* DATASET SECTION *

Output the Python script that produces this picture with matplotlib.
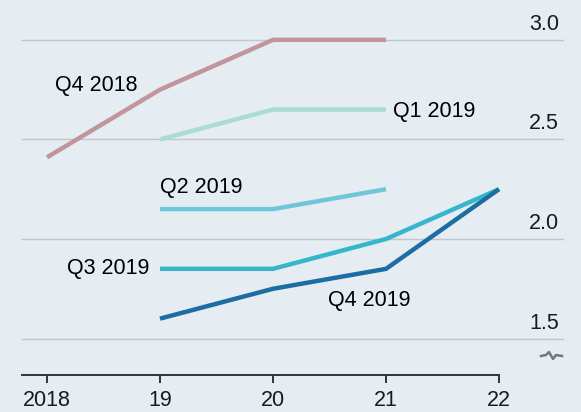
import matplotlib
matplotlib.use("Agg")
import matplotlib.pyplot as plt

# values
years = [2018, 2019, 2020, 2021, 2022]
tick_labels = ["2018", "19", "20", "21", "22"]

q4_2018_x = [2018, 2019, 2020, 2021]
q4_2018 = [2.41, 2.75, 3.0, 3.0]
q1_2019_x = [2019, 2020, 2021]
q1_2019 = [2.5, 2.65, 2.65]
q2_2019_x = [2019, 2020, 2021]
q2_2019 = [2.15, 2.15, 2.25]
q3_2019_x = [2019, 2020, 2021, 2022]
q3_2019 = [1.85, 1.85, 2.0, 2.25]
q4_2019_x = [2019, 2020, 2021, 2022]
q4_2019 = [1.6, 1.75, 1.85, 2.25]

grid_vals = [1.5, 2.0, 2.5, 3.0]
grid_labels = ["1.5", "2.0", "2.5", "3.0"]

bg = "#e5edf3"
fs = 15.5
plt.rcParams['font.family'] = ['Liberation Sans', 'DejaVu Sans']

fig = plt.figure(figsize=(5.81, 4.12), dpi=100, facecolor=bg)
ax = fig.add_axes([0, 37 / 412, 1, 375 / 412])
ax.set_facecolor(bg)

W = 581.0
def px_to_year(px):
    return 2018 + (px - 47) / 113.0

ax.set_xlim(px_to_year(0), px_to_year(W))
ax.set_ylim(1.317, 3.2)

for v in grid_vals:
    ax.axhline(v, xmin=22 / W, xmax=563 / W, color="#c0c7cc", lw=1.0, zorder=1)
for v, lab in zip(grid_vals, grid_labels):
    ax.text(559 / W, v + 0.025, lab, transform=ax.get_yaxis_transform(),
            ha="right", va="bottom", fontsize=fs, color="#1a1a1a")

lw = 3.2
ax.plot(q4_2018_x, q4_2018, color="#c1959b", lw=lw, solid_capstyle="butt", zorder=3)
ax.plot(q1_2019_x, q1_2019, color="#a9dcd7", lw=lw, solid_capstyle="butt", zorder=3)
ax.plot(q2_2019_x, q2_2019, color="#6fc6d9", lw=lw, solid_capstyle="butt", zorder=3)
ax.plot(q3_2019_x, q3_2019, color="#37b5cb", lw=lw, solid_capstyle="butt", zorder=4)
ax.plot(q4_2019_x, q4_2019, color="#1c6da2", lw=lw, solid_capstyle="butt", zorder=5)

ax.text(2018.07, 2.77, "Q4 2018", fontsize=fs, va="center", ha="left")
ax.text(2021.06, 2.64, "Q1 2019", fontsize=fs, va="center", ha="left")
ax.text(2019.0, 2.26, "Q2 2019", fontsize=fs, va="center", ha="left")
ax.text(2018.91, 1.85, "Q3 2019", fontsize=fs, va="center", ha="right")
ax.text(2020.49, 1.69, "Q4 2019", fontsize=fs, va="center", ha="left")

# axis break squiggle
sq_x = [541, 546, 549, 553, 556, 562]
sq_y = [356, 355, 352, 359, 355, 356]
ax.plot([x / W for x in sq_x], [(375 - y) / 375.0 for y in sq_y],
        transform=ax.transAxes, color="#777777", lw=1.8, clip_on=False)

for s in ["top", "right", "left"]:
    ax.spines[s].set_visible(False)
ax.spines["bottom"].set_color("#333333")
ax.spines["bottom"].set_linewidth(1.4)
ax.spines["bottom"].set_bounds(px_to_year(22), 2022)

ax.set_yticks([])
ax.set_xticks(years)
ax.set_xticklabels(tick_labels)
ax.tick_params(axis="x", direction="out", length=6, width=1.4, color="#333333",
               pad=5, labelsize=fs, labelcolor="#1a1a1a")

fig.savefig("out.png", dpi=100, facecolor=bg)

* GOAL *
Print the data above verbatim from the first line through the line holding "import matplotlib.pyplot as plt", leaving every picture out.

* ANSWER TO THIS TASK *
Output the Python script that produces this picture with matplotlib.
import matplotlib
matplotlib.use("Agg")
import matplotlib.pyplot as plt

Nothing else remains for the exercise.